## START

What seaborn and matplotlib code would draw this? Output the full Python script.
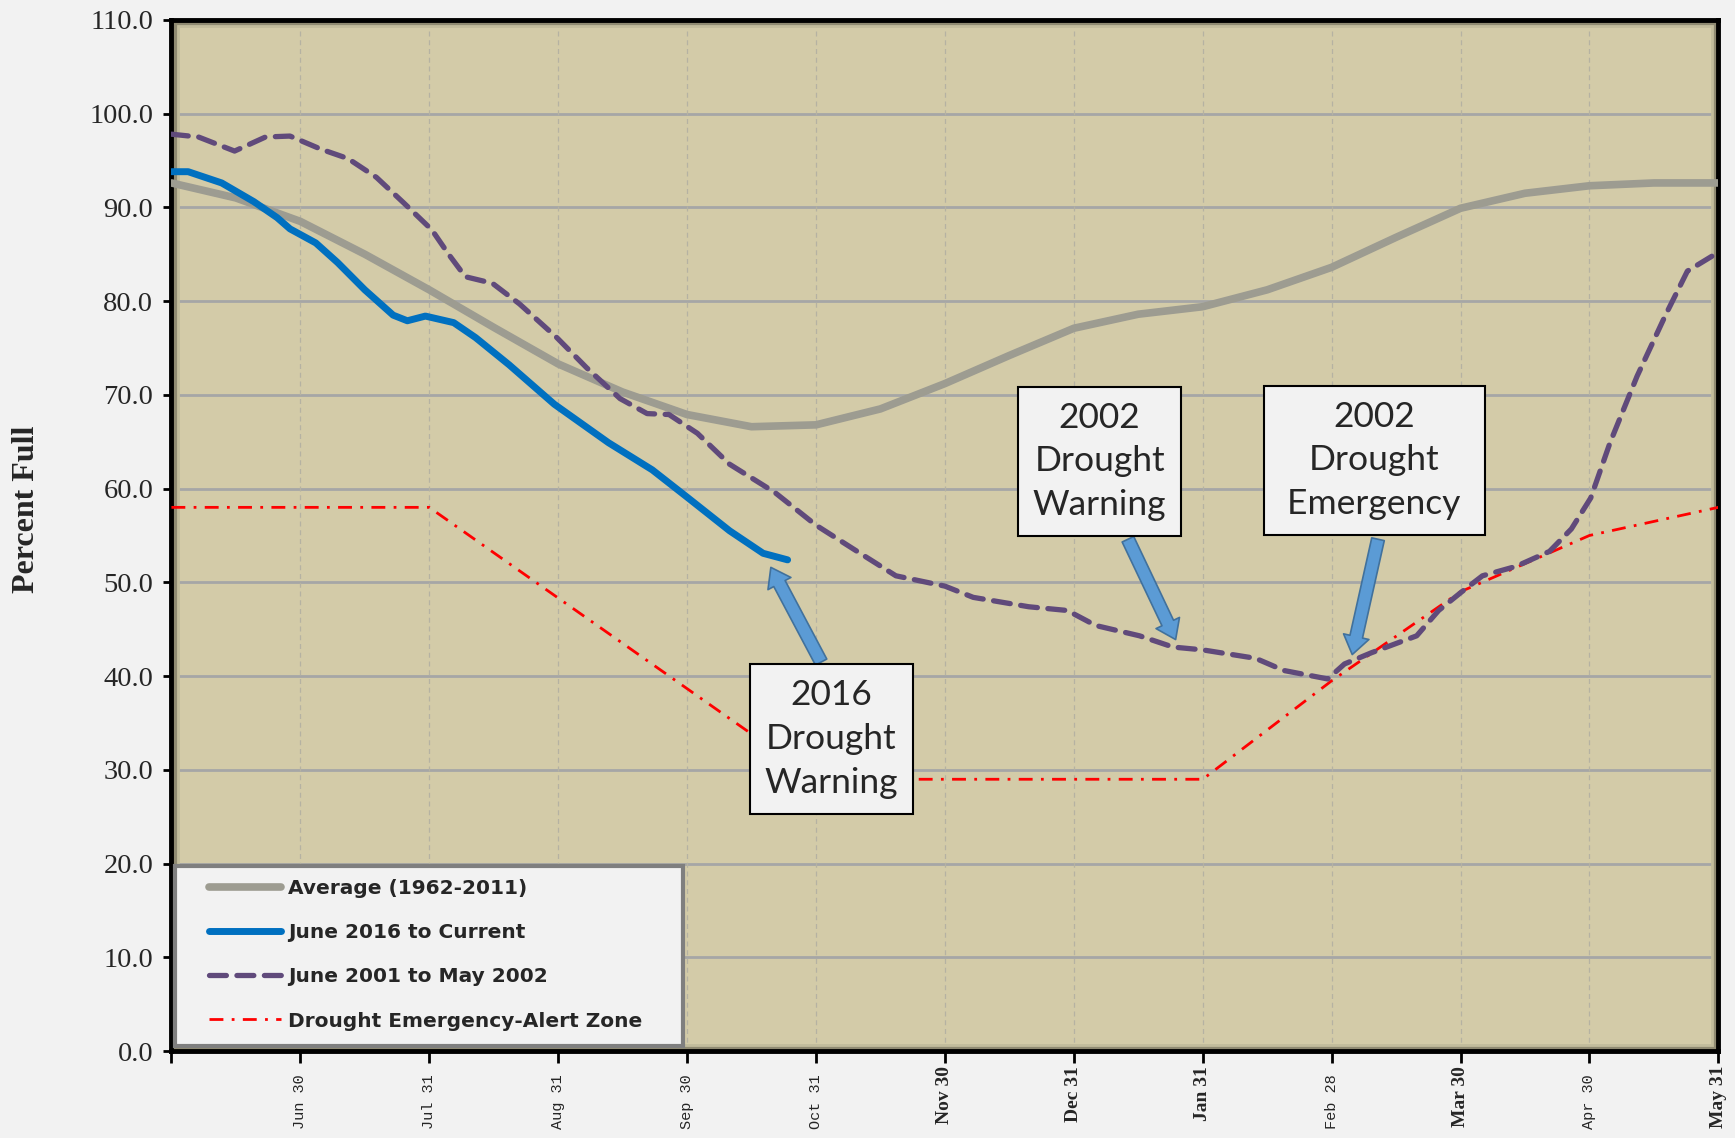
import matplotlib
matplotlib.use("Agg")
import matplotlib.pyplot as plt
import matplotlib.transforms as mtrans
import seaborn as sns
from matplotlib.patches import Rectangle

# x axis: months after June 1 (0 = Jun 1, 12 = May 31)
tick_pos = [0, 1, 2, 3, 4, 5, 6, 7, 8, 9, 10, 11, 12]
tick_labels = ["", "Jun 30", "Jul 31", "Aug 31", "Sep 30", "Oct 31", "Nov 30",
               "Dec 31", "Jan 31", "Feb 28", "Mar 30", "Apr 30", "May 31"]

# Average (1962-2011)
avg_x = [0, 0.5, 1, 1.5, 2, 2.5, 3, 3.5, 4, 4.5, 5, 5.5, 6, 6.5, 7, 7.5, 8,
         8.5, 9, 9.5, 10, 10.5, 11, 11.5, 12]
avg_y = [92.6, 91.0, 88.5, 85.0, 81.2, 77.2, 73.3, 70.3, 67.9, 66.6, 66.8, 68.5,
         71.2, 74.2, 77.1, 78.6, 79.4, 81.2, 83.6, 86.8, 89.9, 91.5, 92.3, 92.6, 92.6]

# June 2016 to Current
cur_x = [0, 0.13, 0.39, 0.64, 0.82, 0.92, 1.12, 1.29, 1.50, 1.72, 1.83, 1.97,
         2.19, 2.36, 2.62, 2.97, 3.39, 3.73, 3.99, 4.33, 4.59, 4.78]
cur_y = [93.8, 93.8, 92.6, 90.6, 88.9, 87.7, 86.2, 84.1, 81.2, 78.5, 77.9, 78.4,
         77.7, 76.1, 73.2, 69.0, 64.9, 62.0, 59.2, 55.5, 53.1, 52.4]

# June 2001 to May 2002
dry_x = [0, 0.21, 0.49, 0.73, 0.92, 1.16, 1.37, 1.59, 1.80, 2.02, 2.15, 2.28,
         2.49, 2.70, 2.99, 3.22, 3.48, 3.69, 3.86, 4.08, 4.33, 4.68, 5.00, 5.32,
         5.62, 6.00, 6.22, 6.65, 6.95, 7.17, 7.51, 7.77, 8.00, 8.41, 8.63, 8.97,
         9.10, 9.31, 9.66, 9.83, 10.01, 10.17, 10.43, 10.69, 10.86, 11.01, 11.16,
         11.37, 11.59, 11.76, 12.0]
dry_y = [97.8, 97.5, 96.0, 97.5, 97.6, 96.2, 95.2, 93.2, 90.5, 87.6, 85.0, 82.6,
         81.9, 79.7, 76.1, 72.9, 69.6, 68.0, 67.9, 65.9, 62.6, 59.6, 56.1, 53.3,
         50.7, 49.6, 48.4, 47.4, 47.0, 45.4, 44.3, 43.1, 42.8, 41.9, 40.6, 39.7,
         41.3, 42.5, 44.3, 47.0, 49.0, 50.7, 51.7, 53.3, 55.7, 59.0, 64.9,
         72.0, 78.5, 83.2, 85.2]

# Drought Emergency-Alert Zone
zone_x = [0, 2, 5, 8, 9, 10, 11, 12]
zone_y = [58, 58, 29, 29, 39.5, 49, 55, 58]

# callouts: text, box centre, arrow tail, arrow tip
notes = ["2016\nDrought\nWarning", "2002\nDrought\nWarning", "2002\nDrought\n Emergency "]
note_xy = [(5.12, 33.3), (7.20, 62.9), (9.33, 63.0)]
arrow_tail = [(5.04, 41.5), (7.42, 54.6), (9.36, 54.6)]
arrow_tip = [(4.65, 51.6), (7.79, 43.9), (9.16, 42.3)]

sns.set_theme(style="ticks")
plt.rcParams["font.family"] = ["Liberation Serif", "DejaVu Serif"]

fig = plt.figure(figsize=(17.35, 11.38), dpi=100, facecolor="#f2f2f2")
ax = fig.add_axes([0.0988, 0.0763, 0.8916, 0.9063])
ax.set_facecolor("#d3cba8")

sns.lineplot(x=avg_x, y=avg_y, ax=ax, color="#9d9c91", lw=5.5,
             label="Average (1962-2011)", zorder=3, solid_capstyle="round")
h_avg = ax.lines[-1]
sns.lineplot(x=zone_x, y=zone_y, ax=ax, color="#ff0000", lw=2,
             label="Drought Emergency-Alert Zone", zorder=3)
h_zone = ax.lines[-1]
h_zone.set_dashes([5, 3, 1, 3])
sns.lineplot(x=dry_x, y=dry_y, ax=ax, color="#604a7b", lw=3.8,
             label="June 2001 to May 2002", zorder=4)
h_dry = ax.lines[-1]
h_dry.set_dashes([3.2, 2.0])
h_dry.set_dash_capstyle("round")
sns.lineplot(x=cur_x, y=cur_y, ax=ax, color="#0070c0", lw=5,
             label="June 2016 to Current", zorder=5, solid_capstyle="round")
h_cur = ax.lines[-1]

ax.set_xlim(0, 12)
ax.set_ylim(0, 110)
ax.set_xticks(tick_pos)
ax.set_xticklabels(tick_labels, rotation=90)
ax.set_yticks(range(0, 111, 10))
ax.set_yticklabels([f"{v:.1f}" for v in range(0, 111, 10)], fontsize=20.5)

ax.tick_params(axis="x", direction="out", length=8.5, width=2, color="black", pad=2)
ax.tick_params(axis="y", direction="out", length=6, width=2, color="black", pad=7)

# the source mixes two fonts on the date axis
bold_ticks = {"Nov 30", "Dec 31", "Jan 31", "Mar 30", "May 31"}
shift = mtrans.ScaledTranslation(0, -6 / 72, fig.dpi_scale_trans)
for lab in ax.get_xticklabels():
    if lab.get_text() in bold_ticks:
        lab.set_fontfamily("Liberation Serif")
        lab.set_fontweight("bold")
        lab.set_fontsize(14)
    else:
        lab.set_fontfamily("Liberation Mono")
        lab.set_fontsize(11)
        lab.set_transform(lab.get_transform() + shift)

ax.grid(False)
for y in range(10, 110, 10):
    ax.axhline(y, color="#a6a6a6", lw=2, zorder=1)
for x in range(1, 12):
    ax.axvline(x, color="#b5b2a2", lw=0.9, ls=(0, (4, 3)), zorder=1)

for s in ax.spines.values():
    s.set_color("black")
    s.set_linewidth(3.5)
# bevel look inside the frame
ax.add_patch(Rectangle((0, 0), 1, 1, transform=ax.transAxes, fill=False,
                       ec="#8f8a72", lw=9, zorder=2))
ax.add_patch(Rectangle((0.004, 0.006), 0.992, 0.988, transform=ax.transAxes, fill=False,
                       ec="#c2bc9c", lw=2, zorder=2))

ax.set_xlabel("")
ax.set_ylabel("Percent Full", fontsize=23, fontweight="bold")
ax.yaxis.set_label_coords(-0.084, 0.525)

# legend box drawn by hand, legend entries placed inside it
ax.add_patch(Rectangle((0.0023, 0.005), 0.3284, 0.1746, transform=ax.transAxes,
                       fc="#f2f2f2", ec="#7f7f7f", lw=3, zorder=9))
leg = ax.legend(handles=[h_avg, h_cur, h_dry, h_zone],
                labels=["Average (1962-2011)", "June 2016 to Current",
                        "June 2001 to May 2002", "Drought Emergency-Alert Zone"],
                loc="lower left", bbox_to_anchor=(0.024, 0.02), borderaxespad=0,
                borderpad=0, frameon=False, handlelength=3.6,
                labelspacing=1.25, handletextpad=0.35,
                prop={"family": "DejaVu Sans", "weight": "bold", "size": 14.5})
leg.set_zorder(10)

for txt, xy, tail, tip in zip(notes, note_xy, arrow_tail, arrow_tip):
    ax.annotate("", xy=tip, xytext=tail, zorder=6,
                arrowprops=dict(arrowstyle="simple,head_length=0.6,head_width=0.85,tail_width=0.42",
                                fc="#5b9bd5", ec="#41719c", lw=1.2, mutation_scale=22,
                                shrinkA=0, shrinkB=0))
    ax.text(xy[0], xy[1], txt, ha="center", va="center", fontsize=25.5,
            family=["Lato", "DejaVu Sans"], linespacing=1.45, zorder=7,
            bbox=dict(boxstyle="square,pad=0.42", fc="#f2f2f2", ec="black", lw=1.5))

fig.savefig("out.png", dpi=100, facecolor=fig.get_facecolor())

## END

• To do: From the first line of the material down to the line containing "77.7, 76.1, 73.2, 69.0, 64.9, 62.0, 59.2, 55.5, 53.1, 52.4]", inclusive, return each line exactly, skipping any picture.

• Response:
What seaborn and matplotlib code would draw this? Output the full Python script.
import matplotlib
matplotlib.use("Agg")
import matplotlib.pyplot as plt
import matplotlib.transforms as mtrans
import seaborn as sns
from matplotlib.patches import Rectangle

# x axis: months after June 1 (0 = Jun 1, 12 = May 31)
tick_pos = [0, 1, 2, 3, 4, 5, 6, 7, 8, 9, 10, 11, 12]
tick_labels = ["", "Jun 30", "Jul 31", "Aug 31", "Sep 30", "Oct 31", "Nov 30",
               "Dec 31", "Jan 31", "Feb 28", "Mar 30", "Apr 30", "May 31"]

# Average (1962-2011)
avg_x = [0, 0.5, 1, 1.5, 2, 2.5, 3, 3.5, 4, 4.5, 5, 5.5, 6, 6.5, 7, 7.5, 8,
         8.5, 9, 9.5, 10, 10.5, 11, 11.5, 12]
avg_y = [92.6, 91.0, 88.5, 85.0, 81.2, 77.2, 73.3, 70.3, 67.9, 66.6, 66.8, 68.5,
         71.2, 74.2, 77.1, 78.6, 79.4, 81.2, 83.6, 86.8, 89.9, 91.5, 92.3, 92.6, 92.6]

# June 2016 to Current
cur_x = [0, 0.13, 0.39, 0.64, 0.82, 0.92, 1.12, 1.29, 1.50, 1.72, 1.83, 1.97,
         2.19, 2.36, 2.62, 2.97, 3.39, 3.73, 3.99, 4.33, 4.59, 4.78]
cur_y = [93.8, 93.8, 92.6, 90.6, 88.9, 87.7, 86.2, 84.1, 81.2, 78.5, 77.9, 78.4,
         77.7, 76.1, 73.2, 69.0, 64.9, 62.0, 59.2, 55.5, 53.1, 52.4]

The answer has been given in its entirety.